A pesar de todo lo anterior, al menos en dos ocasiones en mi vida me he sentido profundamente español, no ep-pañó sino español. La segunda se produjo en Manchester, a principios de 2003; me apunté a un curso de inglés para la enseñanza y seis de mis compañeros eran iraquíes. Como se pueden imaginar, el tema de conversación más común en los descansos era la guerra de Irak, y como también se pueden imaginar, en varias ocasiones mis colegas me preguntaron y a vosotros qué se os ha perdido en mi país para ir a invadirlo. Ah, qué sensación de hispanidad más inefable, aquélla.

La primera tuvo lugar a finales de 2000. Recién llegado a Sarajevo, una excursión a las colinas me sirvió para ver los muchos campos minados y para que un amigo bosnio me informara de dos cosas: que cada año en el país más de cien niños sufrían amputaciones a causa de minas antipersonales y bombas de racimo, y que más de la mitad de estos artefactos eran de fabricación española. Todo esto me ha venido a la cabeza porque he leído en lo de Vicente y Patxi el magnífico discurso que leyó Gervasio Sánchez en la entrega de premios Ortega y Gasset de este año. Tendrán que chascar el enlace si quieren ver la maravillosa foto que acompaña el texto.

Y por lo demás, bueno, supongo que con estas experiencias ya puedo definir la sensación de españolidad como esa situación en la que uno preferiría ser andorrano. Si me da otra vez, ya les contaré.

1 comentario:

  1. A mí me gustaría ser antinacionalista, pero no sé cómo ejercer.

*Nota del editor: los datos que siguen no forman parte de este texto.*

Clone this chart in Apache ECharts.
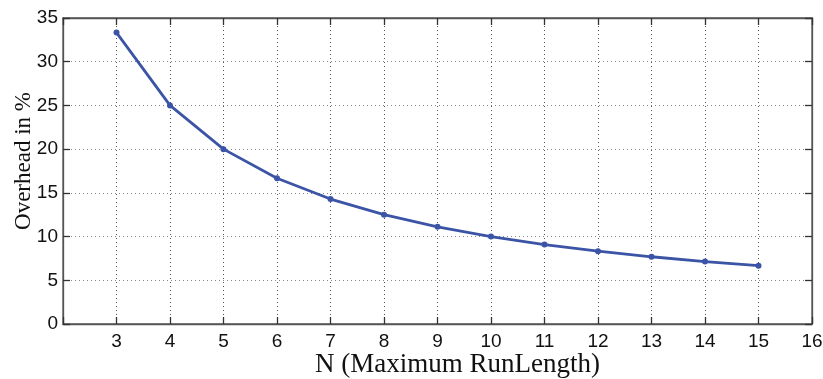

    Me pasa lo mismo que Ud. describe: Cuando critico un nacionalismo vecino, parece que estoy dando alas al mío... pero es que cuando critico el que me toca (por inmersión geográfica), parece que doy aire a los que atacan a éste.

    ¡Qué dilema!

    Creo que la solución pasa por criticar bien sin mirar a quién (hablando de naciones, claro). Y si alguien tiene dudas sobre el discurso, aclarar una postura concisa: Todas las naciones son inventadas y deberían desaparecer de las mentes humanas. Así el mundo sería mejor.